— START Task data —
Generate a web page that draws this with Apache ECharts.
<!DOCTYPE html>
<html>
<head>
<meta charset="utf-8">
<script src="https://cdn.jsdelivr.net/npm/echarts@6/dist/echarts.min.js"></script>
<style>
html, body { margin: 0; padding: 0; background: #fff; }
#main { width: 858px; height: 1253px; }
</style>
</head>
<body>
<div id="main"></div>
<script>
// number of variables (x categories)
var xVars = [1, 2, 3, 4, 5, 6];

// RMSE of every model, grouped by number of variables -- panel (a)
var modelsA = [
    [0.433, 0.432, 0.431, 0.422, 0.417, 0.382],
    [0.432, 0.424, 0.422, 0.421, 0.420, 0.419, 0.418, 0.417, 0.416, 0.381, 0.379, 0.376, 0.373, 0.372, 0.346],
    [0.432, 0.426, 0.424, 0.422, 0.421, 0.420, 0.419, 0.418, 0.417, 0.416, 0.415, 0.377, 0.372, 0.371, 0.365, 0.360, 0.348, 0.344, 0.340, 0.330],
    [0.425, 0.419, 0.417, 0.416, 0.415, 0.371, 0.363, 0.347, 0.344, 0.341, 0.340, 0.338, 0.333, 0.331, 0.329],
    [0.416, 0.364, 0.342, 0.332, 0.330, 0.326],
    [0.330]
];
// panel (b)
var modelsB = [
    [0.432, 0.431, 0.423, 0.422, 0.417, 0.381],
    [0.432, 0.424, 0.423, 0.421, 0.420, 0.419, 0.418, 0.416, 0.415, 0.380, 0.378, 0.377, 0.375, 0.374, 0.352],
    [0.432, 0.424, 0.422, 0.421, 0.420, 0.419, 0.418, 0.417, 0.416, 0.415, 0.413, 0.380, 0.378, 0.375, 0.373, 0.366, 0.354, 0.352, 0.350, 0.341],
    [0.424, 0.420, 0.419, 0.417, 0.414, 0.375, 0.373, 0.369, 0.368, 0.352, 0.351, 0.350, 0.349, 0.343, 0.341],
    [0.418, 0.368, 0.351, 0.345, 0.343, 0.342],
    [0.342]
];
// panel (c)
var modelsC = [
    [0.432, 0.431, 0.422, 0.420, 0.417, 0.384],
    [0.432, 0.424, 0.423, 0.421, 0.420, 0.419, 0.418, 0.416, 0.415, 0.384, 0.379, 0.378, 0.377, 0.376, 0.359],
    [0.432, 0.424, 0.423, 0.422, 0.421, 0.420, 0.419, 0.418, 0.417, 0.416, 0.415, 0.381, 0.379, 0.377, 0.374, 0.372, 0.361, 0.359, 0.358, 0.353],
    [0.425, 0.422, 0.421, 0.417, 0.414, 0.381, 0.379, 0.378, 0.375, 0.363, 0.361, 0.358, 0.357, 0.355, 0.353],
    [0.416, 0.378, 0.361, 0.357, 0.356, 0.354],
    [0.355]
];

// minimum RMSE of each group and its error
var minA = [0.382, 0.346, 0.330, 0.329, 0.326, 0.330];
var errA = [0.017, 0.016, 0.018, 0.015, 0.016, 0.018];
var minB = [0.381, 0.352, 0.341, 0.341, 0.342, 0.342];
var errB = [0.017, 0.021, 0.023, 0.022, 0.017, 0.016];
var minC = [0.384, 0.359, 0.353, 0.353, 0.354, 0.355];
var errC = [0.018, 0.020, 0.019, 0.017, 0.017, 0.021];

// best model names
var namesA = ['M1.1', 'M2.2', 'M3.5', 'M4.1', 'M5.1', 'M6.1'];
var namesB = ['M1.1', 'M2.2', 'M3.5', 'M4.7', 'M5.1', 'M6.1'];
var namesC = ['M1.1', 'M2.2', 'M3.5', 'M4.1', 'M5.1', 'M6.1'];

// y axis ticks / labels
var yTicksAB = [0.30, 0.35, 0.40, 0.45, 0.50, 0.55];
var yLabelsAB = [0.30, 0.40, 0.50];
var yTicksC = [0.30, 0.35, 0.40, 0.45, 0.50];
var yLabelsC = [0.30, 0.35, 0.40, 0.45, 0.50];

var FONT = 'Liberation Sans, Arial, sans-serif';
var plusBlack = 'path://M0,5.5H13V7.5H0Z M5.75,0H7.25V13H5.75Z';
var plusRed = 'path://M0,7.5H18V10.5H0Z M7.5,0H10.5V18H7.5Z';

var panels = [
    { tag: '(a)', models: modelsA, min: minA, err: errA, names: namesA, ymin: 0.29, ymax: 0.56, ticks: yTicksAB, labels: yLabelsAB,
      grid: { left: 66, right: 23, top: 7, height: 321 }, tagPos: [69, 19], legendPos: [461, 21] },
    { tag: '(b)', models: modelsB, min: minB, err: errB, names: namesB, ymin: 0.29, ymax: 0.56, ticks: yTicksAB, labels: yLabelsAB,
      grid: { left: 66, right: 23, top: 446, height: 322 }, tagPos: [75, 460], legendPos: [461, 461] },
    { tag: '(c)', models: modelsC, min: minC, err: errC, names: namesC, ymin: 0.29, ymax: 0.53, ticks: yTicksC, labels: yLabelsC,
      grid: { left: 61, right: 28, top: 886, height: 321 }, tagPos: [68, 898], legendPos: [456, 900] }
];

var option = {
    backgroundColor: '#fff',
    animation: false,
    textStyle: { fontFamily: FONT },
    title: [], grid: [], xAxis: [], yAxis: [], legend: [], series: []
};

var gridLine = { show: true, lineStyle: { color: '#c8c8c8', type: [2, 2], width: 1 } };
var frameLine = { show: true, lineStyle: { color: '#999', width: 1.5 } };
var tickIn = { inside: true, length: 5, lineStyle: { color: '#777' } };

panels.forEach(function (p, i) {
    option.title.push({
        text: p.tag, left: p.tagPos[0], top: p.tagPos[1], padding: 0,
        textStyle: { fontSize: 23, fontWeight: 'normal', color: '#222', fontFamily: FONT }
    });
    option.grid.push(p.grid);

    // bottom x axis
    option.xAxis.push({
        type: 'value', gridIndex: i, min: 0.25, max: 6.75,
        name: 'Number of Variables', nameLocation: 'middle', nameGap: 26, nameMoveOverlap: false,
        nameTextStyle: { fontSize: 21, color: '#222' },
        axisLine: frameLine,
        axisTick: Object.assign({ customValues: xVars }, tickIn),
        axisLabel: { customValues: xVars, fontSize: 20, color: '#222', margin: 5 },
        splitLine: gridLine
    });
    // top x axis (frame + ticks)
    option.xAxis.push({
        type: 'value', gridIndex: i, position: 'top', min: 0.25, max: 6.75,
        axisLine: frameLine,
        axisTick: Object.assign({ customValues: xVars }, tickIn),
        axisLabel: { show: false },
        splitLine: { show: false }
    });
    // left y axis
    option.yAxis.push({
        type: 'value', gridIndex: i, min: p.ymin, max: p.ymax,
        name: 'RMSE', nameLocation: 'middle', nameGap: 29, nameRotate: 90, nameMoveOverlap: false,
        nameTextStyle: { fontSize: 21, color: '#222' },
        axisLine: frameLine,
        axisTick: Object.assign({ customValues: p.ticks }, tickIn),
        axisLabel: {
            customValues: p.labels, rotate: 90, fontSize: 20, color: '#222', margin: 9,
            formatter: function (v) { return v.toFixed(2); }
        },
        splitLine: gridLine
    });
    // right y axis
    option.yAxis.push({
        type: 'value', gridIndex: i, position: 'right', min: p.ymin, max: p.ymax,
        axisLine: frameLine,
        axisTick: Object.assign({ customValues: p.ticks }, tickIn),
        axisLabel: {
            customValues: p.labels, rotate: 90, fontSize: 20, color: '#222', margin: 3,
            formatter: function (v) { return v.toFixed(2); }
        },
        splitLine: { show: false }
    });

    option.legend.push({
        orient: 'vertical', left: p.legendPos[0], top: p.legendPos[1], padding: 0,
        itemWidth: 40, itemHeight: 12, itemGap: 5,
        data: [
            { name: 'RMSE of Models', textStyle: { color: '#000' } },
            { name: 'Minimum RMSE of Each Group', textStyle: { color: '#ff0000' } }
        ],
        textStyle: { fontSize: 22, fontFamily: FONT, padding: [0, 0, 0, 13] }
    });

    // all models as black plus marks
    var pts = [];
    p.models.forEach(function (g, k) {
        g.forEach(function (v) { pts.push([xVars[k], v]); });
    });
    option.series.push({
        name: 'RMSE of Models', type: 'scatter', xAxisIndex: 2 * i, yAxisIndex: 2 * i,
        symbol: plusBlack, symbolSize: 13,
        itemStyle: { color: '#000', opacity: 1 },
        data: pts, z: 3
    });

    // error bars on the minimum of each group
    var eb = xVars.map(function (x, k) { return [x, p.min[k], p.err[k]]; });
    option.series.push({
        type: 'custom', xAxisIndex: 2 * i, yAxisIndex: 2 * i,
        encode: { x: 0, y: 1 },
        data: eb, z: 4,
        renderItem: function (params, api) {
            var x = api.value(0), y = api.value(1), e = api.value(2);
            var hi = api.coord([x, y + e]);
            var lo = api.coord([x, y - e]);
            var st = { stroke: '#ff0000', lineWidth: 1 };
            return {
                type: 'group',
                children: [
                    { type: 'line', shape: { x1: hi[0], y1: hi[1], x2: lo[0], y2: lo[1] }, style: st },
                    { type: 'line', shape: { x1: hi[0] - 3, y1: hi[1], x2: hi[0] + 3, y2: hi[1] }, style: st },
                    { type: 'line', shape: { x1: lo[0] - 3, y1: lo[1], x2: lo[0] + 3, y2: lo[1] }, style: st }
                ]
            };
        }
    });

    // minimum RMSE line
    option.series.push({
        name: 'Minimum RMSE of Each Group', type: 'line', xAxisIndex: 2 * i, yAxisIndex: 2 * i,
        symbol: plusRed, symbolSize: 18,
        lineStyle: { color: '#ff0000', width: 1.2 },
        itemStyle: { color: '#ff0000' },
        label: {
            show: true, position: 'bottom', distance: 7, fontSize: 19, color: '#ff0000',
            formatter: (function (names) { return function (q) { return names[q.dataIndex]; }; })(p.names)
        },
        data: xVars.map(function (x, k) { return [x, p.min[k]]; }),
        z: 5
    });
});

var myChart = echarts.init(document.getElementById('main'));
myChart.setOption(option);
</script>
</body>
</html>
— END Task data —
— START Task data —
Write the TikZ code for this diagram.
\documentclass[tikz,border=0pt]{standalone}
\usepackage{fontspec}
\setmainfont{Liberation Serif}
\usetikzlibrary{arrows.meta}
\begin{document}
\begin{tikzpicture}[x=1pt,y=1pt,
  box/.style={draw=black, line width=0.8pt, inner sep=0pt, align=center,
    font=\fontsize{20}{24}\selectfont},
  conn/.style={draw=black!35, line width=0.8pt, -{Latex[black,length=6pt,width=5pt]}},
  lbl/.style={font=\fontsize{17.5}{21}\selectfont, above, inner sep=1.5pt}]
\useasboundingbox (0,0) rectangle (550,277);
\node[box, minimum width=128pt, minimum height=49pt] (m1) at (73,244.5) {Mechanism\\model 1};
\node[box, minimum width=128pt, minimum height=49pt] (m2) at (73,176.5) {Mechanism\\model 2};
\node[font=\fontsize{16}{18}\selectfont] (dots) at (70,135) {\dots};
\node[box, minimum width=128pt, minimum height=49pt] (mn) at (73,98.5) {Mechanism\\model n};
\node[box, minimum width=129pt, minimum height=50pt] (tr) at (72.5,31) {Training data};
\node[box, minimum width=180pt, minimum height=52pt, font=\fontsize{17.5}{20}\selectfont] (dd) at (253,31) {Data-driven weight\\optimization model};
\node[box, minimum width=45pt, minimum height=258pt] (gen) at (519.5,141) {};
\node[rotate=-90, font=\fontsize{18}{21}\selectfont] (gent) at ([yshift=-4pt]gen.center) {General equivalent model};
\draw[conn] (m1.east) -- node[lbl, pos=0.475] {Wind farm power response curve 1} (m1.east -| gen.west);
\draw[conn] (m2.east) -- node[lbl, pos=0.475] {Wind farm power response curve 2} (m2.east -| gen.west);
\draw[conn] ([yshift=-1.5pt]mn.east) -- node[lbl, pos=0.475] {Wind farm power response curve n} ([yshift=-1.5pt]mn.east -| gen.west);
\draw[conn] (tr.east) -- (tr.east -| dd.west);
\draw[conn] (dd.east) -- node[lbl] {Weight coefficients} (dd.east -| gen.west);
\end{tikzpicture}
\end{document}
— END Task data —
§ Work instructions
Everything from the line with "Generate a web" through the line with "var xVars = [1, 2, 3, 4, 5, 6];" is to be output exactly; leave out all other lines.

§ Exercise result
Generate a web page that draws this with Apache ECharts.
<!DOCTYPE html>
<html>
<head>
<meta charset="utf-8">
<script src="https://cdn.jsdelivr.net/npm/echarts@6/dist/echarts.min.js"></script>
<style>
html, body { margin: 0; padding: 0; background: #fff; }
#main { width: 858px; height: 1253px; }
</style>
</head>
<body>
<div id="main"></div>
<script>
// number of variables (x categories)
var xVars = [1, 2, 3, 4, 5, 6];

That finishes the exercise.